A evangélica Geysa Costa é agente especial da Polícia Civil trabalhando no Conen (Conselho Estadual de Entorpecentes). O Conen, que é coordenado hoje pela delegada Dra. Renata Cunha, é responsável pelo desenvolvimento de toda política estadual anti-drogas, inclusive na fiscalização e repressão ao consumo de entorpecentes.
Para ela o aumento das taxas de criminalidade infanto-juvenil relaciona-se ao uso abusivo de drogas. “Para cumprir o vício, os menores acabam se marginalizando, independente da classe social a que pertençam”, disse ela.

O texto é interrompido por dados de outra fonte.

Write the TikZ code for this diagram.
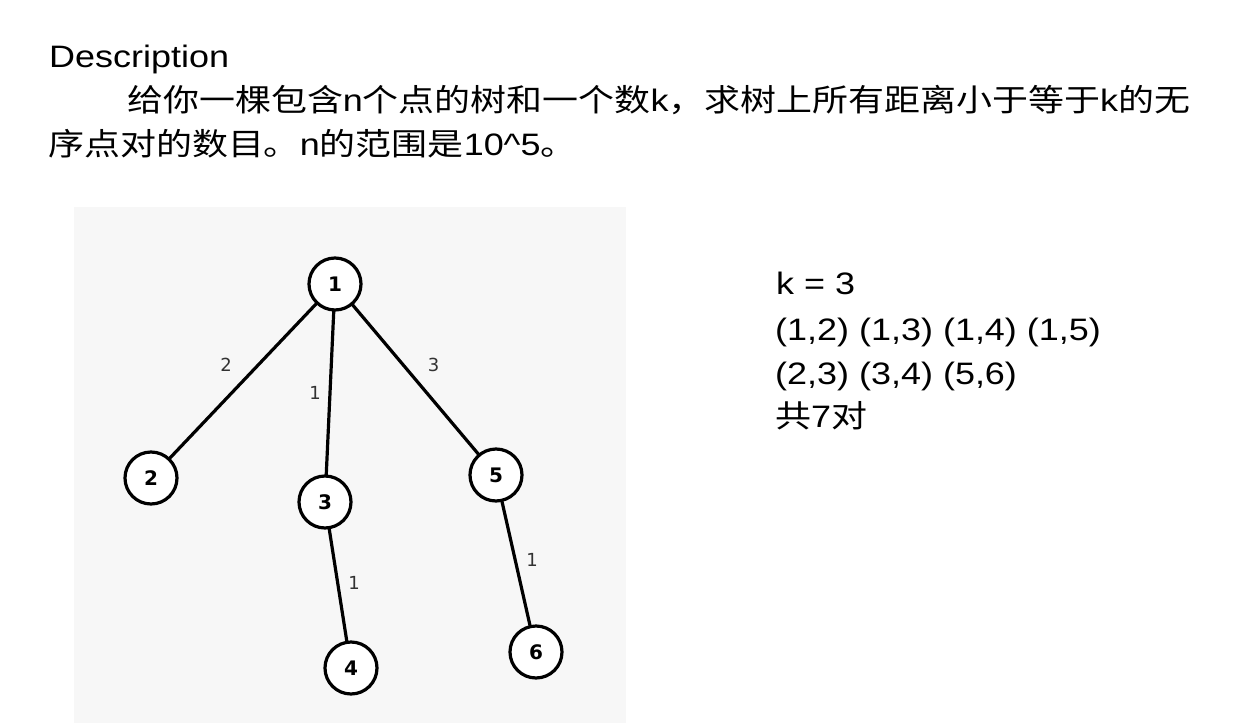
\documentclass[tikz,border=0pt]{standalone}
\usepackage{fontspec}
\usepackage{tkz-graph}
\setmainfont[FakeStretch=1.16]{Liberation Sans}
\newfontfamily\cjk[FakeStretch=1.16]{Noto Sans CJK SC}
\newfontfamily\vertexfont{DejaVu Sans}
\newcommand\vtext[1]{\vertexfont\bfseries\fontsize{20}{20}\selectfont #1}
\newcommand\etext[1]{\vertexfont\fontsize{18}{18}\selectfont #1}
\definecolor{panelgray}{RGB}{247,247,247}
\definecolor{edgegray}{RGB}{50,50,50}
\tikzset{slidetext/.style={anchor=base west, inner sep=0pt, font=\fontsize{31}{44}\selectfont}}

\begin{document}
\begin{tikzpicture}[x=1pt,y=-1pt]
    \fill[white] (0,0) rectangle (1243,723);
    \useasboundingbox (0,0) rectangle (1243,723);
    \fill[panelgray] (74,207) rectangle (626,723);
    \node[slidetext] (desc) at (49,67) {Description};
    \node[slidetext] (line1) at (127,111) {{\cjk 给你一棵包含}n{\cjk 个点的树和一个数}k{\cjk ，求树上所有距离小于等于}k{\cjk 的无}};
    \node[slidetext] (line2) at (48,155) {{\cjk 序点对的数目。}n{\cjk 的范围是}10\textasciicircum5{\cjk 。}};
    \node[slidetext] (kval) at (776,294) {k = 3};
    \node[slidetext] (pairs1) at (775,340) {(1,2) (1,3) (1,4) (1,5)};
    \node[slidetext] (pairs2) at (775,384) {(2,3) (3,4) (5,6)};
    \node[slidetext] (total) at (775,427) {{\cjk 共}7{\cjk 对}};

    \GraphInit[vstyle=Normal]
    \tikzset{VertexStyle/.style={draw, circle, line width=3.2pt, fill=white, minimum size=52pt, inner sep=0pt}}
    \Vertex[x=335,y=284,L={\vtext{1}}]{1}
    \Vertex[x=151,y=478,L={\vtext{2}}]{2}
    \Vertex[x=325,y=502,L={\vtext{3}}]{3}
    \Vertex[x=351,y=668,L={\vtext{4}}]{4}
    \Vertex[x=496,y=475,L={\vtext{5}}]{5}
    \Vertex[x=536,y=652,L={\vtext{6}}]{6}
    \SetUpEdge[lw=3.2pt, color=black, labelcolor=panelgray, labeltext=edgegray]
    \tikzset{LabelStyle/.style={fill=none, text=edgegray, inner sep=0pt}}
    \Edge[label={\etext{2}}, labelstyle={xshift=-17pt, yshift=16pt}](1)(2)
    \Edge[label={\etext{1}}, labelstyle={xshift=-15pt}](1)(3)
    \Edge[label={\etext{3}}, labelstyle={xshift=18pt, yshift=15pt}](1)(5)
    \Edge[label={\etext{1}}, labelstyle={xshift=16pt, yshift=2pt}](3)(4)
    \Edge[label={\etext{1}}, labelstyle={xshift=16pt, yshift=4pt}](5)(6)
\end{tikzpicture}
\end{document}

Dessa maneira, a redução da maioridade penal não é uma solução viável para reduzir os índices de criminalidade. “Porque a questão se liga a uma estrutura maior, mais abrangente, não pode ser tratada só por força da lei”, acredita Geysa. Concordando com o Pr. João Maria, ela defende que investir em educação é uma melhor solução e mais duradoura. “A mudança da lei só teria resultado se fosse acompanhada por uma ação social mais ampla”, defende.
Nesse sentido, o Conen está propondo em 2004 ao Governo Estadual a inclusão da disciplina “Prevenção ao uso abusivo de drogas” no currículo das escolas públicas e particulares do Rio Grande do Norte.

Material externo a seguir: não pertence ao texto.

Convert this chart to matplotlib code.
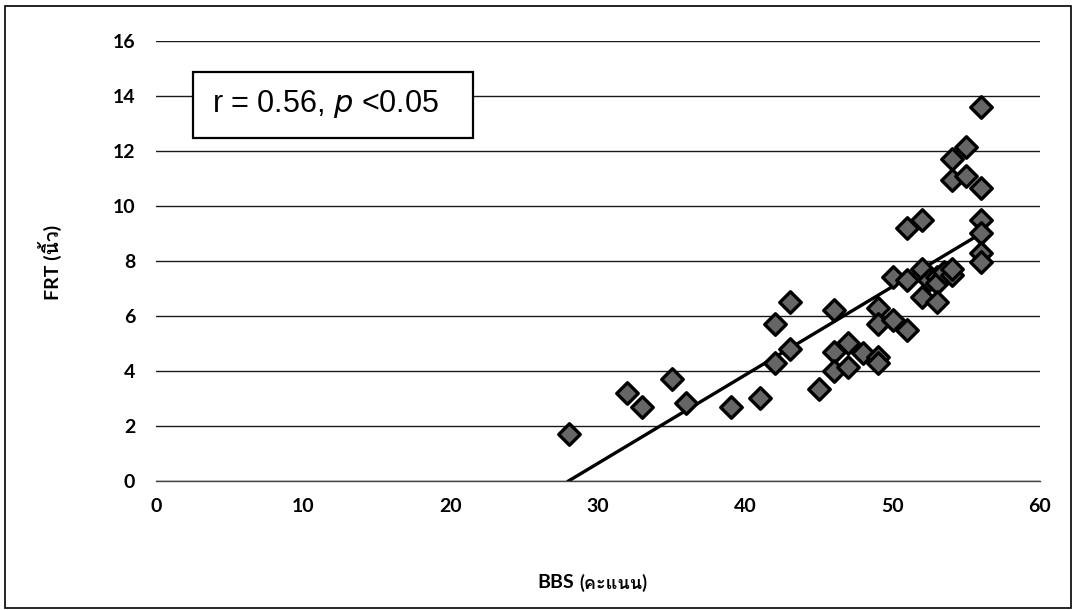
import matplotlib
matplotlib.use("Agg")
import matplotlib.pyplot as plt
from matplotlib import font_manager, ft2font
from matplotlib.patches import Rectangle

# data
bbs = [28, 32, 33, 35, 36, 39, 41, 42, 42, 43, 43, 45, 46, 46, 46, 47, 47, 48,
       49, 49, 49, 49, 50, 50, 51, 51, 51, 52, 52, 52, 52.5, 53, 53, 53, 53.5,
       54, 54, 54, 54, 55, 55, 56, 56, 56, 56, 56, 56]
frt = [1.7, 3.2, 2.7, 3.7, 2.85, 2.7, 3.0, 5.7, 4.3, 6.5, 4.8, 3.35, 6.2, 4.7,
       4.0, 5.0, 4.15, 4.65, 6.3, 5.7, 4.5, 4.3, 5.85, 7.4, 7.3, 5.5, 9.2, 9.5,
       7.7, 6.7, 7.3, 7.4, 7.2, 6.5, 7.6, 7.5, 7.7, 11.7, 10.95, 11.1, 12.15,
       13.6, 10.65, 9.5, 9.0, 8.3, 7.95]
trend_x = [28, 56]
trend_y = [0, 9.0]
x_ticks = [0, 10, 20, 30, 40, 50, 60]
y_ticks = [0, 2, 4, 6, 8, 10, 12, 14, 16]
stat_text = r"r = 0.56, $\mathit{p}$ <0.05"


def thai_family():
    for f in font_manager.fontManager.ttflist:
        try:
            if ord("ค") in ft2font.FT2Font(f.fname).get_charmap():
                return f.name
        except Exception:
            continue
    return None


fams = ["Lato", "DejaVu Sans"]
th = thai_family()
if th:
    fams = ["Lato", th, "DejaVu Sans"]
plt.rcParams["font.family"] = fams

fig = plt.figure(figsize=(10.76, 6.10), dpi=100)
ax = fig.add_axes([0.145, 0.2115, 0.8215, 0.7213])

ax.plot(trend_x, trend_y, color="black", lw=2.4, zorder=2)
ax.scatter(bbs, frt, marker="D", s=120, facecolor="#666666",
           edgecolor="black", linewidths=2.4, zorder=3)

ax.set_xlim(0, 60)
ax.set_ylim(0, 16)
ax.set_xticks(x_ticks)
ax.set_yticks(y_ticks)
ax.tick_params(length=0, labelsize=14, colors="#000000")
for lab in ax.get_xticklabels() + ax.get_yticklabels():
    lab.set_fontweight("bold")
ax.tick_params(axis="y", pad=15)
ax.tick_params(axis="x", pad=12)
ax.grid(axis="y", color="#1a1a1a", lw=1.0)
ax.set_axisbelow(True)
for s in ["left", "right", "top"]:
    ax.spines[s].set_visible(False)
ax.spines["bottom"].set_color("#444444")
ax.spines["bottom"].set_linewidth(1.0)

# stats box
ax_box = Rectangle((193 / 1076, 1 - 138 / 610), 280 / 1076, 66 / 610,
                   transform=fig.transFigure, facecolor="white",
                   edgecolor="black", lw=1.6, zorder=5)
fig.patches.append(ax_box)
fig.text(212 / 1076, 1 - 104 / 610, stat_text, fontsize=22,
         family="Liberation Sans", va="center", ha="left", zorder=6)

# axis labels
fig.text(50 / 1076, 1 - 262 / 610, "FRT (นิ้ว)", rotation=90, fontsize=14,
         fontweight="bold", ha="center", va="center")
fig.text(537 / 1076, 1 - 582 / 610, "BBS", fontsize=14, fontweight="bold",
         ha="left", va="center")
fig.text(579 / 1076, 1 - 583 / 610, "(คะแนน)", fontsize=13, fontweight="bold",
         ha="left", va="center")

# outer frame
fig.patches.append(Rectangle((5 / 1076, 2 / 610), 1066 / 1076, 602 / 610,
                             transform=fig.transFigure, fill=False,
                             edgecolor="black", lw=1.2))

fig.savefig("out.png", dpi=100)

Geysa destaca como instituições que desempenham melhor as tarefas de reedução e ressocialização de menores infratores no RN o CRIAD (Centro de Referência e Apoio à Criança e ao Adolescente Usuário de Drogas) e o Amor Exigente, ambos ligados à Vara da Infância e do Adolescente.
Mas ela acredita que é preciso se criar com urgência uma casa abrigo para acolher crianças que tenha cometido algum tipo de delito, especialmente as que ainda não foram levadas à justiça. “Ali elas seriam tratadas por uma equipe multidisciplinar, não apenas por nove meses, e lhes seria garantida uma ocupação em que possam receber remuneração ao sair da instituição”, defende.
Como ficou claro no debate, a questão, mesmo polêmica, é bem mais abrangente do que qualquer dos projetos que têm sido expostos na mídia parece fazer crer. A resolução de problemas como a criminalidade juvenil no Brasil passa por uma discussão ampla de toda a sociedade e pelo solucionamento de todos os aspectos relacionados à enorme desigualdade e à dívida social que a nação tem legado às novas gerações.